In previous crises, the Fed acted quickly with a decision to cut rates. Michele suggested current market conditions may require similar intervention, meaning the Fed may not be able to wait until May to cut rates.

“I don’t know if they can even make it to the May meeting before they start bringing rates down.”

Ever since Trump kicked off his second term and threatened tariffs on imports from US key partners like Canada, Mexico, and China, Fed Chair Jerome Powell has repeatedly stated that the central bank is not in a hurry to adjust its policy.

In a statement last Friday, Powell reiterated the Fed’s cautious stance toward rate adjustments.

He stressed that Trump’s new tariffs are likely to cause higher inflation and slower economic growth in the US. The Fed is committed to anchoring inflation at a rate of 2%.

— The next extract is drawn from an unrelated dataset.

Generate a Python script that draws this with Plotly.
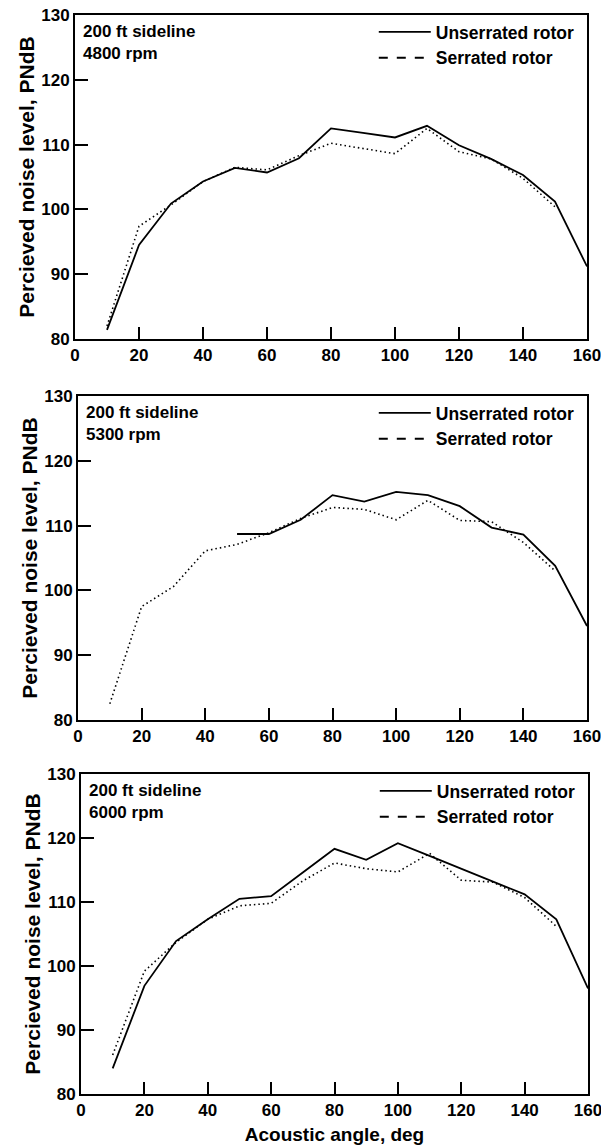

Commenting on the Fed’s current stance of waiting for clear signs of economic stress before acting, Michele expressed doubt that the central bank could wait until its upcoming meeting, scheduled for May 7, to begin lowering rates.

“They talked about the long, invariable lags. So now they’re saying they’re going to wait for the accident before they respond, and then wait for the long, invariable lags to take hold,” he said. “I don’t think so.”

The analyst is critical of the idea that the Fed would wait for the damage and then wait for its policy to take effect.

Addressing arguments that there isn’t evidence of a systemic breakdown yet, Michele said the recent market drops signal deeper economic problems, especially with lower-rated businesses.

“I think if you step back and look at the totality of what’s going on, you cannot believe that there’s nothing under the surface that’s going to break,” Michele added.

Michele also noted that vulnerable companies that have already been struggling with debt now face a package of higher borrowing costs, lower sales, and higher expenses. These underlying issues are likely to worsen and cause a huge collapse if the Fed doesn’t take action.

“This is a serious moment. I do not think the Fed can just sit on the side,” Michele said.

The CME FedWatch Tool shows only a 34% chance that the Fed will lower rates at its May meeting.

While this figure has fluctuated, the majority of market participants still view a June rate cut as more likely, with odds of around 98% as of the latest data.

Traders are also pricing that the Fed will adjust rates at the November and December 2025 meetings.

Trump has persistently urged the Fed to cut interest rates. In January, the president demanded lower interest rates immediately, claiming that better monetary policy was needed to support the economy.

As the Fed maintained its interest rates and forecast two cuts for the year, Trump encouraged the central bank to reduce rates to ease the economic transition to his tariff policies.

He continued to advocate for rate cuts ahead of Powell’s speech last week, stating it was a “perfect time” for the Fed to lower rates.